Also, I'm going to spend some time digging into the code, for the WAL log issue you mentioned. Let's see what I can come up with... (I must confess I'm not a Guru with Database internals, but I'll give this my best...)
Krishna
Also, I'm going to spend some time digging into the code, for the WAL log issue you mentioned. Let's see what I can come up with... (I must confess I'm not a Guru with Database internals, but I'll give this my best...)
Krishna
On 2/15/07, Josh Berkus <josh@agliodbs.com> wrote:
Krisna,
> I'm a performance engineer, quite interested in getting deep into the
> PGSQL performance enhancement effort.
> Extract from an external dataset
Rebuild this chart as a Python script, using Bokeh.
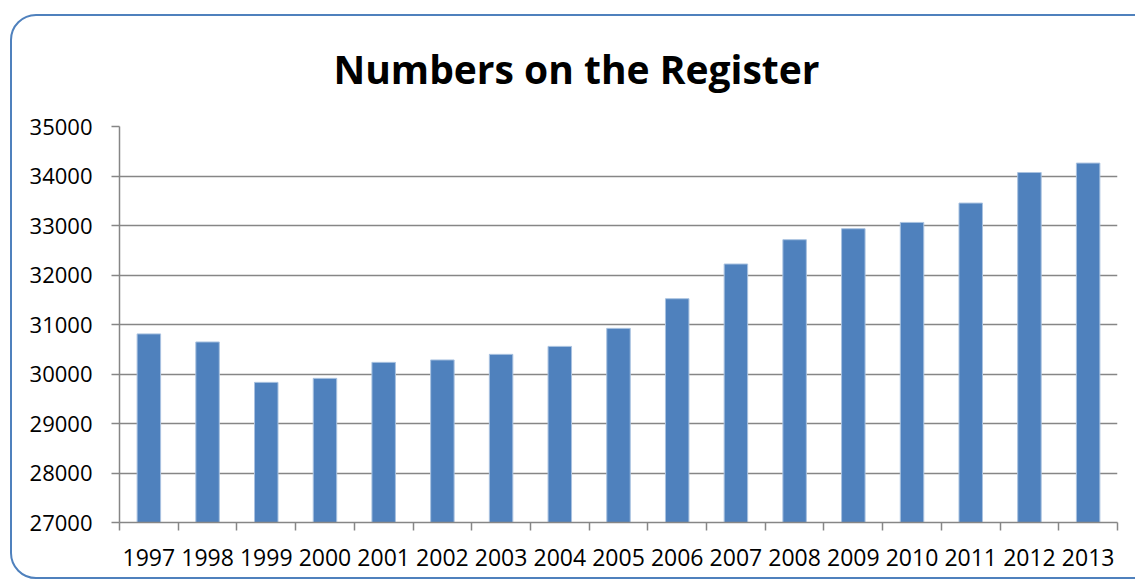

In that regard, I have the
> following questions :
> 1. Is there a benchmarking setup, that I can access online?
> 2. What benchmarks are we running , for performance numbers?
> 3. What are the current issues, related to performance?
> 4. Where can I start, with the PGSQL performance effort?
Hey, I work for Sun and we've been working on PostgreSQL & benchmarks.
Hopefully we will soon have a server which runs Spec benchmarks which the
community can legally use for testing (it's waiting on some setup issues).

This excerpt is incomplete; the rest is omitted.